England’s entire year will incorporate qualification for Euro 2024 in Germany. They are in Group C — a five team group, meaning they do not face one of Europe’s real minnows. That means no San Marino or Gibraltar this time around.

Instead, the lowest ranked side in the group are Malta. England faced them in 2018 World Cup qualifying — labouring to a 2–0 home win in Southgate’s first match in charge, before winning 4–0 in Valletta in which many fans left at half-time with the game still goalless.

Joining England and Malta are North Macedonia, Ukraine and Italy. It will mean a first meeting with North Macedonia since it changed its name from FYROM (or, the Former Yugoslav Republic of Macedonia). In Ukraine and Italy, England will face two sides very capable of causing them problems.

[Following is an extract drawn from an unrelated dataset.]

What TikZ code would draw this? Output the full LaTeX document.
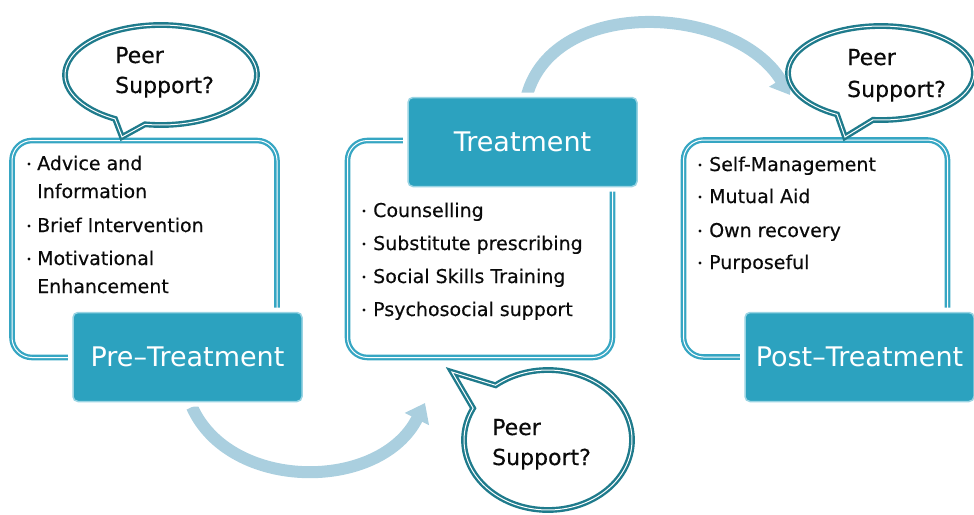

North Macedonia, Ukraine, England and Italy all qualified for Euro 2024. For North Macedonia it was a first ever major tournament, while for Ukraine it was a famous tournament in which their run to the quarter-finals was eventually ended with a 4–0 defeat to England in Rome.

Embed from Getty Images

Italy won the tournament, beating England in the final at Wembley, of course, but Roberto Mancini’s side then suffered the ignominy of failing to qualify for the 2022 World Cup — their fate sealed by defeat to… North Macedonia.

Two sides will qualify for the Euro 2024 automatically from each group, and the best third-place teams will go into the playoffs, meaning England’s failure to qualify would mark one of the greatest embarrassments in the national team’s 151-year history.

Because England’s group is a five-team rather than a six-team group, it allows them two free matchdays. One will see them travel to Glasgow to face Scotland in a friendly on 12 September. They will schedule a friendly for their other free matchday in October too, with details yet to be confirmed.

England’s year, then, will entail eight qualifiers and two friendlies — with their first match of the year, against Italy in Naples, set to be their sternest test.

It is entirely possible that England could improve and progress this year, but their fixtures are not the sorts of matches that will show whether they have progressed. They will not be defensively tested to anywhere near the extent they were at the World Cup. As such, it may not be until the Euro 2024 tournament in Germany — Southgate’s final bow as manager — before we know whether England are in a better state than they were in Qatar. After a turbulent few years for the national team, 2023 will mark the calm after the storm.